## What to produce
Copy every line with the string "this" in it.

(Dataset excerpt)
-------
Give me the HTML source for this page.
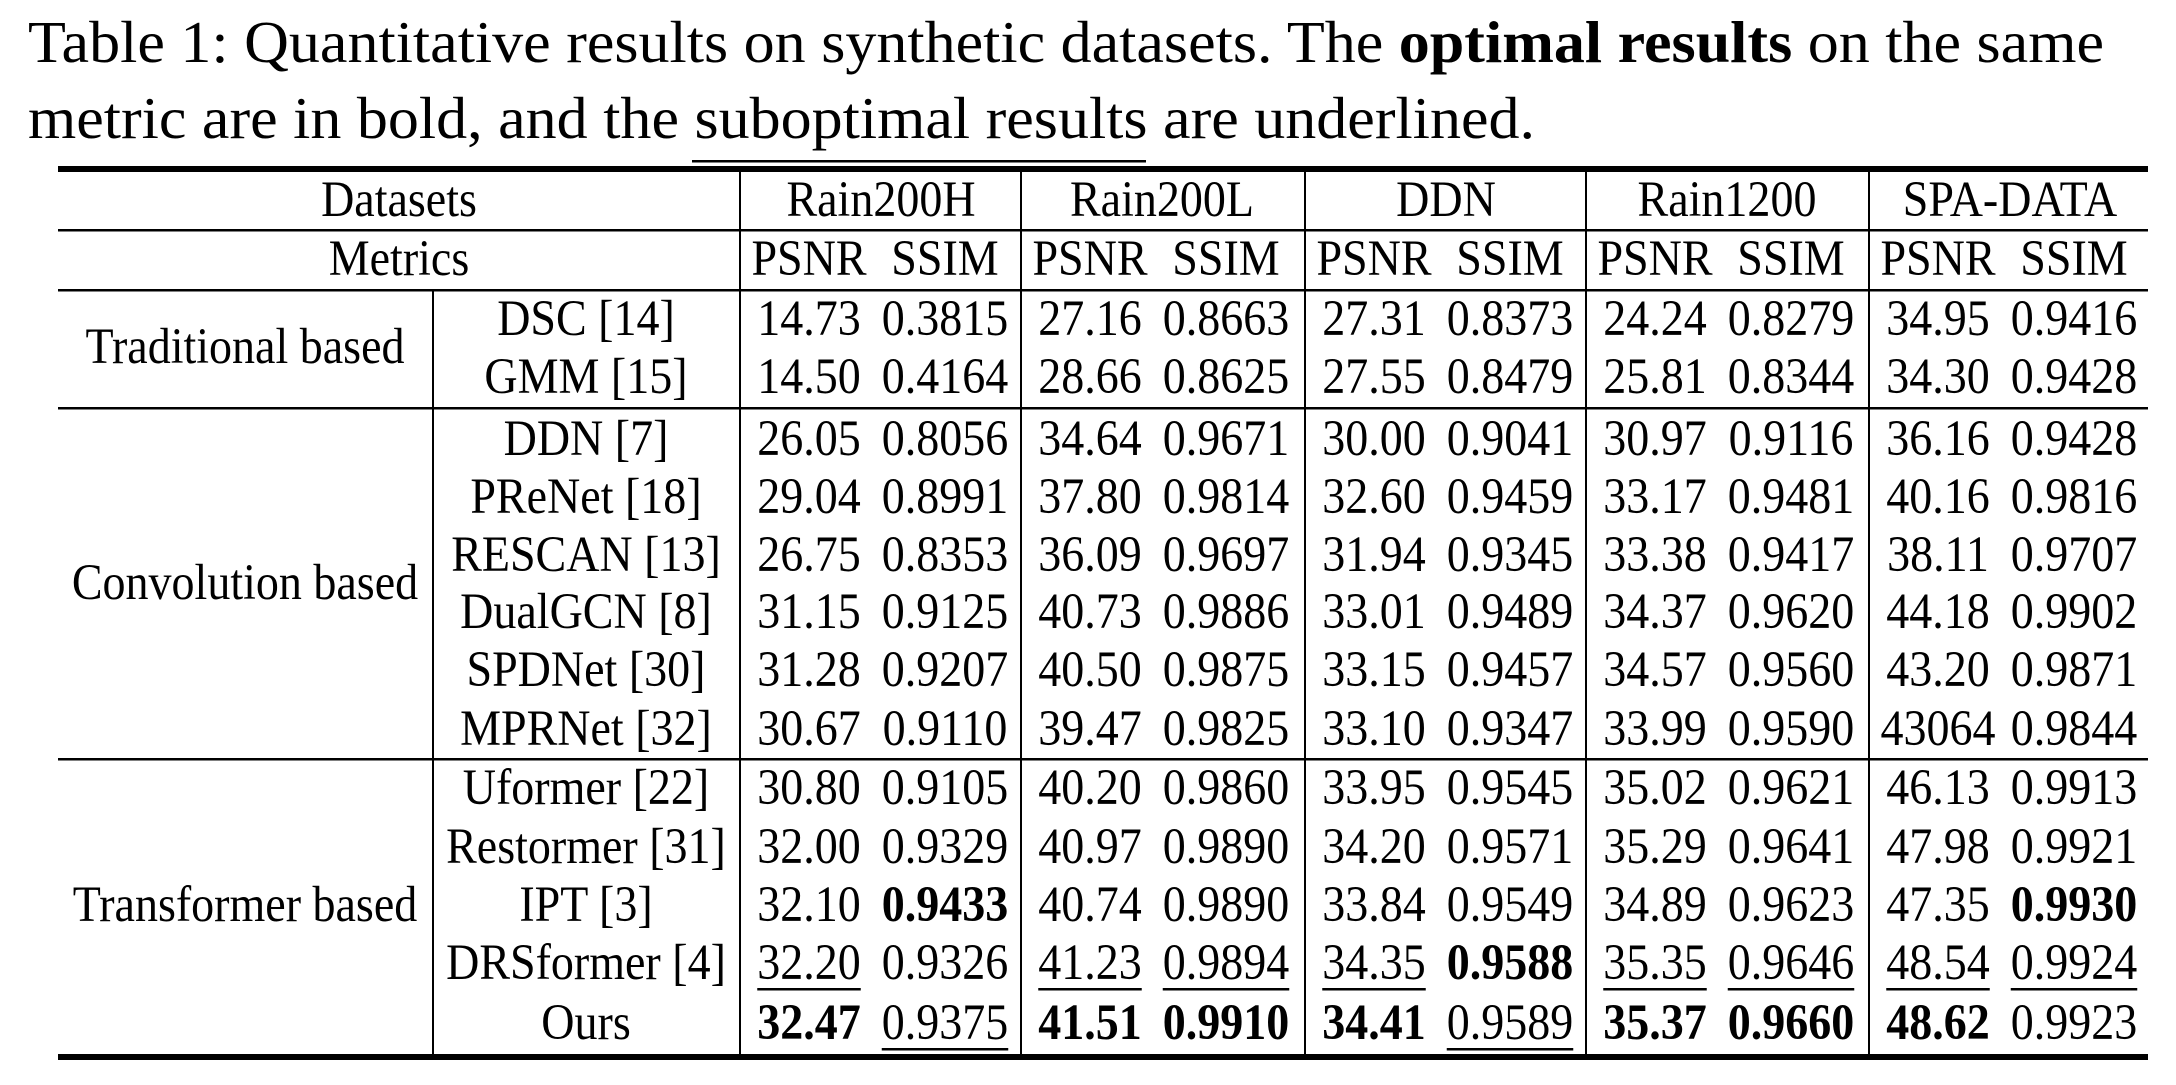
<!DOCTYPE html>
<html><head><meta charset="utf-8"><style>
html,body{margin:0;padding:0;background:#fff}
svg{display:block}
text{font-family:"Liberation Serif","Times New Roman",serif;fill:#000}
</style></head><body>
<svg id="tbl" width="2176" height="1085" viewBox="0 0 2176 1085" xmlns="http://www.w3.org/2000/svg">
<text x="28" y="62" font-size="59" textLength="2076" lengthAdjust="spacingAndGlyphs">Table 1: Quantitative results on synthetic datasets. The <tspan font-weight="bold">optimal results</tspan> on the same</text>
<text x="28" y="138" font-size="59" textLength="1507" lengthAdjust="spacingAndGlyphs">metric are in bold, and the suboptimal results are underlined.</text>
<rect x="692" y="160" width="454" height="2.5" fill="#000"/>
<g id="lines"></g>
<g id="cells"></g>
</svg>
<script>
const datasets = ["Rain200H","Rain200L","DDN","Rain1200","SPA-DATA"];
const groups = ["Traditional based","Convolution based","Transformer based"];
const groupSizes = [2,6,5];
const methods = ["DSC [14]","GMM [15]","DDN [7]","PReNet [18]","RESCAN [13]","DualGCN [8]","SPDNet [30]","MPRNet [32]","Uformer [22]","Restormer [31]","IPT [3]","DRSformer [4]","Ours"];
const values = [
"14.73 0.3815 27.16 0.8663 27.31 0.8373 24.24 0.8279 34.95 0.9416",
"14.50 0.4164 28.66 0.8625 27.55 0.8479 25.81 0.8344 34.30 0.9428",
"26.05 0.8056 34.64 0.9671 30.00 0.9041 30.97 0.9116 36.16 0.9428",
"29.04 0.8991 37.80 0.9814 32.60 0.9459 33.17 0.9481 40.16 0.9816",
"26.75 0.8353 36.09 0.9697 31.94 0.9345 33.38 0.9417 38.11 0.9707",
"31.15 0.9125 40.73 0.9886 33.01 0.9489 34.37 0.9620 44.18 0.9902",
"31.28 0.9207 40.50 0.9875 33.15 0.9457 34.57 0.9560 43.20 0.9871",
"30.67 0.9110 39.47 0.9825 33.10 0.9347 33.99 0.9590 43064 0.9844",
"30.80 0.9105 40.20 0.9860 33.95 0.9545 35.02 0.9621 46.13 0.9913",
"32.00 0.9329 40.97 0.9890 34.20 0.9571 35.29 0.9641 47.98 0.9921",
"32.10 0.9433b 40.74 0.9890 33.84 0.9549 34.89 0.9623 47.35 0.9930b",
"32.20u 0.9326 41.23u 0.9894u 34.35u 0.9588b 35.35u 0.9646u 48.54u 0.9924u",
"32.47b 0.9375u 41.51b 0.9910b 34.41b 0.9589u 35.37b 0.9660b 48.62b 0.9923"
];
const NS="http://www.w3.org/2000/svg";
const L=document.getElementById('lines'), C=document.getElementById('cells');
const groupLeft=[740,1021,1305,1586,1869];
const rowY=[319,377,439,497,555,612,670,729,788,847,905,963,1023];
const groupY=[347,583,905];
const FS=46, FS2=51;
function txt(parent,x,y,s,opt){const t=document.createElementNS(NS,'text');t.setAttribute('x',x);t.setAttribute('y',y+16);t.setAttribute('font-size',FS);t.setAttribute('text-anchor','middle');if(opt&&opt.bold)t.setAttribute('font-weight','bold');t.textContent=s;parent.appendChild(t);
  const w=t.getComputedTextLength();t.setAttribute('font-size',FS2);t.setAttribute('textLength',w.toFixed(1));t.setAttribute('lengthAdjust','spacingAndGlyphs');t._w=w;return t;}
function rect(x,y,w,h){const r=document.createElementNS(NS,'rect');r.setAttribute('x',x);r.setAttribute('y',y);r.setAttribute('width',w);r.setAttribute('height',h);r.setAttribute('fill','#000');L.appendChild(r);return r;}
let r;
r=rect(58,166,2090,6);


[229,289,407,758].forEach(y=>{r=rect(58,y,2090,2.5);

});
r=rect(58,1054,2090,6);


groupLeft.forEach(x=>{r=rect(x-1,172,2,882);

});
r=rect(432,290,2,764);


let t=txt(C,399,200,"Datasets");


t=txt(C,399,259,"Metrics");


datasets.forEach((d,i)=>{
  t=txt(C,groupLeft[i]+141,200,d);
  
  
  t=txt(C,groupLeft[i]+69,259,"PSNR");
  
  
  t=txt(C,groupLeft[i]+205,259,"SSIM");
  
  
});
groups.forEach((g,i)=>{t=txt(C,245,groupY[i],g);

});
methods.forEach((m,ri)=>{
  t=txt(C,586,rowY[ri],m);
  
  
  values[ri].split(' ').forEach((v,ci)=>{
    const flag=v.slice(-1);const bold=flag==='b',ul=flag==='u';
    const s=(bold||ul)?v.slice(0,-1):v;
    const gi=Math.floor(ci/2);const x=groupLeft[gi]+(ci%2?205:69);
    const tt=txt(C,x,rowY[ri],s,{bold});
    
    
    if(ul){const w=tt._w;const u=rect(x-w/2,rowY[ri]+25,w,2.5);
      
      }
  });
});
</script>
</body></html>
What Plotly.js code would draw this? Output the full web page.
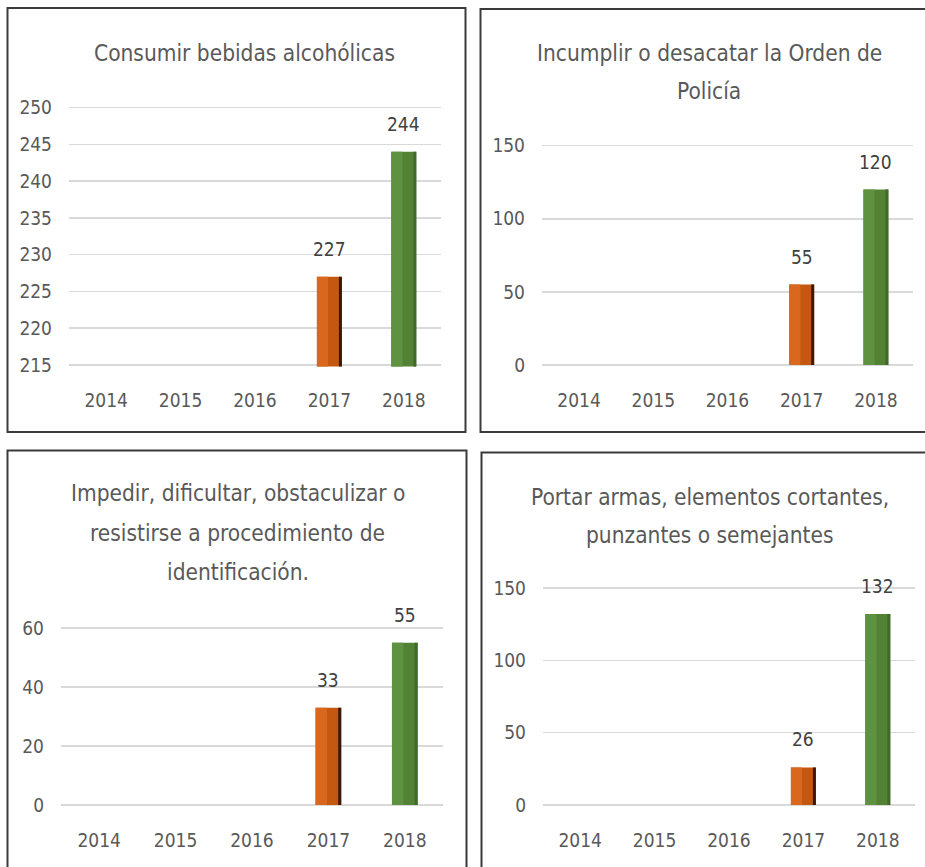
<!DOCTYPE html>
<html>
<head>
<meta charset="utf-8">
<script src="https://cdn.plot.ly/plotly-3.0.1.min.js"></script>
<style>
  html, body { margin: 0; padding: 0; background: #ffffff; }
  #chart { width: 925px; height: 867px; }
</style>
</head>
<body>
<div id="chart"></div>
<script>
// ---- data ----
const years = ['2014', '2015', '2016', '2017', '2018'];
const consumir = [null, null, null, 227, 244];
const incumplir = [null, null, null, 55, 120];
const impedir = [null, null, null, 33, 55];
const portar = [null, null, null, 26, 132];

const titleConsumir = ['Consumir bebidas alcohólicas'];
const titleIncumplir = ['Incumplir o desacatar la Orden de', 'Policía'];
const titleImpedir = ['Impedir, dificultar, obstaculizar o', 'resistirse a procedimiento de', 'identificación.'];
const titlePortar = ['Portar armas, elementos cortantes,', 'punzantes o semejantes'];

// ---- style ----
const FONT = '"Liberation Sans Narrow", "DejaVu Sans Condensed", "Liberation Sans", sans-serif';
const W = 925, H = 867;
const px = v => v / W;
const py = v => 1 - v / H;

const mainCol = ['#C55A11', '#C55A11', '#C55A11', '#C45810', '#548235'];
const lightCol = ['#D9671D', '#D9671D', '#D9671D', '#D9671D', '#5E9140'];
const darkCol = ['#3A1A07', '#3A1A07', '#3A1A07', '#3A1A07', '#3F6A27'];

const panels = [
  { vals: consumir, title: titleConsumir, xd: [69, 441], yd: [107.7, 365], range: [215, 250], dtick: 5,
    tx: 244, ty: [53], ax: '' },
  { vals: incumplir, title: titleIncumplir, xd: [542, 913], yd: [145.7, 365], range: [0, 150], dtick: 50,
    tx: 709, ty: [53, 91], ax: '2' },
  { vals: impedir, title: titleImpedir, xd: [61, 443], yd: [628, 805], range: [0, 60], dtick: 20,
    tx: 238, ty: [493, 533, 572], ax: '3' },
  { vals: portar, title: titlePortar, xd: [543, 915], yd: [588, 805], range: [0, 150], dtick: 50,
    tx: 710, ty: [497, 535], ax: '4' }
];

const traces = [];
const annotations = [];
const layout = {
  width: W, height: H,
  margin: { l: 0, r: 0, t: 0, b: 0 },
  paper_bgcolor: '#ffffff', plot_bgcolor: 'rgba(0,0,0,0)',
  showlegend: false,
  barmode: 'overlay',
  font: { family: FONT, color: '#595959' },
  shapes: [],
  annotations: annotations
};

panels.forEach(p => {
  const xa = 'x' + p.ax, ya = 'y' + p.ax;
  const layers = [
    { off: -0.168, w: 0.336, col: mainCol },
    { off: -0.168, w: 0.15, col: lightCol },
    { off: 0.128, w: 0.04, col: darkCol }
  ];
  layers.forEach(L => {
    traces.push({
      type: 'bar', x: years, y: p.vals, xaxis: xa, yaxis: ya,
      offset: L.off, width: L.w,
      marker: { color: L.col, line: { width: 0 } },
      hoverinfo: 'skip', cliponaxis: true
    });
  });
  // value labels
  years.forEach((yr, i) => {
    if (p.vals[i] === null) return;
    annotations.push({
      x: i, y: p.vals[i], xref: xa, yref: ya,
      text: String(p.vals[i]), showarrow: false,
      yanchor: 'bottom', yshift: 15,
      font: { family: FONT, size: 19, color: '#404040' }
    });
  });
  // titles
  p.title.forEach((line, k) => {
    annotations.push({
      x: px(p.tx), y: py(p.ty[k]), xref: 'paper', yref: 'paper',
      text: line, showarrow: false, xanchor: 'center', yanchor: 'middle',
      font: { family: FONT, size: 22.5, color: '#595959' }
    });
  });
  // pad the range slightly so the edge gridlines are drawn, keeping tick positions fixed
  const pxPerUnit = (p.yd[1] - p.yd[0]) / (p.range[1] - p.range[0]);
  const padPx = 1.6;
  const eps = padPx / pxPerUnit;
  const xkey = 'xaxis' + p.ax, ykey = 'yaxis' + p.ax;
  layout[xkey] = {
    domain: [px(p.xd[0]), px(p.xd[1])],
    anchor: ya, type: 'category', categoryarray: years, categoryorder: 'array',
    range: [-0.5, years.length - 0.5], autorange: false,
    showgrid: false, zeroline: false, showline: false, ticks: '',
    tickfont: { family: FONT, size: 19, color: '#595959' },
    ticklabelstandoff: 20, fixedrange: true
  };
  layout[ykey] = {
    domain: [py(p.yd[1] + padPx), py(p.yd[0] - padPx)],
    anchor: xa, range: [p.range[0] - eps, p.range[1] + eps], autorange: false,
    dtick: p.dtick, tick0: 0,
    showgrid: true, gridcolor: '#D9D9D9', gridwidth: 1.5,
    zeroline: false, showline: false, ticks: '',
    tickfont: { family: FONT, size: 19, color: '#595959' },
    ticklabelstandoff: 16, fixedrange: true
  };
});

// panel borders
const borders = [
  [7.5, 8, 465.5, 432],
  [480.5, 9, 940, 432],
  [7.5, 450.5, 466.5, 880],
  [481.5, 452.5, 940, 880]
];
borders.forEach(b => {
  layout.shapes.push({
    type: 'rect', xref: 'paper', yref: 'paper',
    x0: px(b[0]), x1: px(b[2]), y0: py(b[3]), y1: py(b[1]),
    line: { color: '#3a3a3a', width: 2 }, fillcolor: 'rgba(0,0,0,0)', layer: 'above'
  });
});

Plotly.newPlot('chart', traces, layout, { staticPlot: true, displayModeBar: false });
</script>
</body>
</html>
-------
## Completed exercise
Give me the HTML source for this page.
What Plotly.js code would draw this? Output the full web page.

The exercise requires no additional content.